WHAT YOU ARE ASKED TO DO
Return each line of the listing below, unchanged, and omit the images.

··· INFORMATION SUPPLIED

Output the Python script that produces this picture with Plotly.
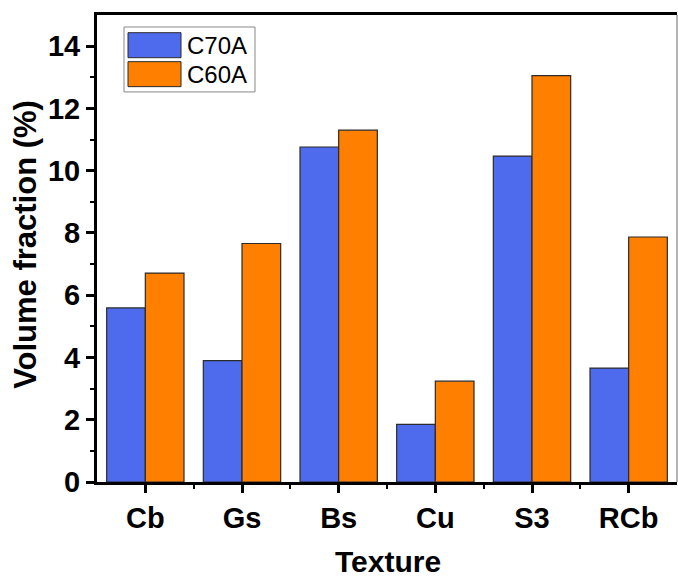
import plotly.graph_objects as go

# Texture components and their volume fractions (%)
textures = ["Cb", "Gs", "Bs", "Cu", "S3", "RCb"]
c70a = [5.59, 3.90, 10.76, 1.85, 10.47, 3.66]
c60a = [6.71, 7.66, 11.30, 3.24, 13.05, 7.87]
series_names = ["C70A", "C60A"]
series_colors = ["#4F6BED", "#FF7F00"]

FONT = "Liberation Sans, Arial, sans-serif"

# Plot-area geometry in pixels (used to place legend and titles in paper units)
L, R, T, B = 97, 677, 15, 482.3
PW, PH = R - L, B - T


def px(x):
    return (x - L) / PW


def py(y):
    return (B - y) / PH


fig = go.Figure()
for name, vals, col in zip(series_names, [c70a, c60a], series_colors):
    fig.add_trace(go.Bar(
        x=textures, y=vals, name=name,
        marker=dict(color=col, line=dict(color="#2b2b2b", width=1.2)),
        width=0.4, showlegend=False,
    ))

fig.update_layout(
    width=678, height=577,
    margin=dict(l=L, r=678 - R, t=T, b=577 - B),
    barmode="group", bargap=0.2, bargroupgap=0,
    plot_bgcolor="white", paper_bgcolor="white",
    font=dict(family=FONT, color="black"),
)

fig.update_xaxes(
    range=[-0.5, 5.5],
    showline=True, linecolor="black", linewidth=3, mirror=True,
    ticks="outside", ticklen=8, tickwidth=2.5, tickcolor="black",
    minor=dict(ticks="outside", ticklen=4, tickwidth=2, tickcolor="black",
               tickvals=[0.5, 1.5, 2.5, 3.5, 4.5]),
    tickfont=dict(size=29, family=FONT, weight="bold"),
    showgrid=False,
)

fig.update_yaxes(
    range=[0, 15],
    tickvals=[0, 2, 4, 6, 8, 10, 12, 14],
    showline=True, linecolor="black", linewidth=3, mirror=False,
    ticks="outside", ticklen=8, tickwidth=2.5, tickcolor="black",
    minor=dict(ticks="outside", ticklen=4, tickwidth=2, tickcolor="black",
               tickvals=[1, 3, 5, 7, 9, 11, 13]),
    tickfont=dict(size=29, family=FONT, weight="bold"),
    showgrid=False, zeroline=False,
)

# Axis titles
fig.add_annotation(xref="paper", yref="paper", x=px(26), y=py(245),
                   text="Volume fraction (%)", textangle=-90, showarrow=False,
                   xanchor="center", yanchor="middle",
                   font=dict(size=31, family=FONT, weight="bold", color="black"))
fig.add_annotation(xref="paper", yref="paper", x=px(388), y=py(562),
                   text="Texture", showarrow=False,
                   xanchor="center", yanchor="middle",
                   font=dict(size=30, family=FONT, weight="bold", color="black"))

# Thin right-hand frame edge
fig.add_shape(type="line", xref="paper", yref="paper", x0=1, x1=1, y0=0, y1=1,
              line=dict(color="#666666", width=1))

# Legend box with large swatches
fig.add_shape(type="rect", xref="paper", yref="paper",
              x0=px(124), x1=px(255), y0=py(92), y1=py(27),
              line=dict(color="#888888", width=1), fillcolor="white", layer="above")
for i, (name, col) in enumerate(zip(series_names, series_colors)):
    top = 32.7 + i * 29
    fig.add_shape(type="rect", xref="paper", yref="paper",
                  x0=px(128), x1=px(181), y0=py(top + 25), y1=py(top),
                  line=dict(color="#2b2b2b", width=1), fillcolor=col, layer="above")
    fig.add_annotation(xref="paper", yref="paper",
                       x=px(185), y=py(top + 12.5),
                       text=name, showarrow=False, xanchor="left", yanchor="middle",
                       font=dict(size=24, family=FONT, color="black"))

fig.write_html("out.html")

······

RESPONSE
Output the Python script that produces this picture with Plotly.
import plotly.graph_objects as go

# Texture components and their volume fractions (%)
textures = ["Cb", "Gs", "Bs", "Cu", "S3", "RCb"]
c70a = [5.59, 3.90, 10.76, 1.85, 10.47, 3.66]
c60a = [6.71, 7.66, 11.30, 3.24, 13.05, 7.87]
series_names = ["C70A", "C60A"]
series_colors = ["#4F6BED", "#FF7F00"]

FONT = "Liberation Sans, Arial, sans-serif"

# Plot-area geometry in pixels (used to place legend and titles in paper units)
L, R, T, B = 97, 677, 15, 482.3
PW, PH = R - L, B - T


def px(x):
    return (x - L) / PW


def py(y):
    return (B - y) / PH


fig = go.Figure()
for name, vals, col in zip(series_names, [c70a, c60a], series_colors):
    fig.add_trace(go.Bar(
        x=textures, y=vals, name=name,
        marker=dict(color=col, line=dict(color="#2b2b2b", width=1.2)),
        width=0.4, showlegend=False,
    ))

fig.update_layout(
    width=678, height=577,
    margin=dict(l=L, r=678 - R, t=T, b=577 - B),
    barmode="group", bargap=0.2, bargroupgap=0,
    plot_bgcolor="white", paper_bgcolor="white",
    font=dict(family=FONT, color="black"),
)

fig.update_xaxes(
    range=[-0.5, 5.5],
    showline=True, linecolor="black", linewidth=3, mirror=True,
    ticks="outside", ticklen=8, tickwidth=2.5, tickcolor="black",
    minor=dict(ticks="outside", ticklen=4, tickwidth=2, tickcolor="black",
               tickvals=[0.5, 1.5, 2.5, 3.5, 4.5]),
    tickfont=dict(size=29, family=FONT, weight="bold"),
    showgrid=False,
)

fig.update_yaxes(
    range=[0, 15],
    tickvals=[0, 2, 4, 6, 8, 10, 12, 14],
    showline=True, linecolor="black", linewidth=3, mirror=False,
    ticks="outside", ticklen=8, tickwidth=2.5, tickcolor="black",
    minor=dict(ticks="outside", ticklen=4, tickwidth=2, tickcolor="black",
               tickvals=[1, 3, 5, 7, 9, 11, 13]),
    tickfont=dict(size=29, family=FONT, weight="bold"),
    showgrid=False, zeroline=False,
)

# Axis titles
fig.add_annotation(xref="paper", yref="paper", x=px(26), y=py(245),
                   text="Volume fraction (%)", textangle=-90, showarrow=False,
                   xanchor="center", yanchor="middle",
                   font=dict(size=31, family=FONT, weight="bold", color="black"))
fig.add_annotation(xref="paper", yref="paper", x=px(388), y=py(562),
                   text="Texture", showarrow=False,
                   xanchor="center", yanchor="middle",
                   font=dict(size=30, family=FONT, weight="bold", color="black"))

# Thin right-hand frame edge
fig.add_shape(type="line", xref="paper", yref="paper", x0=1, x1=1, y0=0, y1=1,
              line=dict(color="#666666", width=1))

# Legend box with large swatches
fig.add_shape(type="rect", xref="paper", yref="paper",
              x0=px(124), x1=px(255), y0=py(92), y1=py(27),
              line=dict(color="#888888", width=1), fillcolor="white", layer="above")
for i, (name, col) in enumerate(zip(series_names, series_colors)):
    top = 32.7 + i * 29
    fig.add_shape(type="rect", xref="paper", yref="paper",
                  x0=px(128), x1=px(181), y0=py(top + 25), y1=py(top),
                  line=dict(color="#2b2b2b", width=1), fillcolor=col, layer="above")
    fig.add_annotation(xref="paper", yref="paper",
                       x=px(185), y=py(top + 12.5),
                       text=name, showarrow=False, xanchor="left", yanchor="middle",
                       font=dict(size=24, family=FONT, color="black"))

fig.write_html("out.html")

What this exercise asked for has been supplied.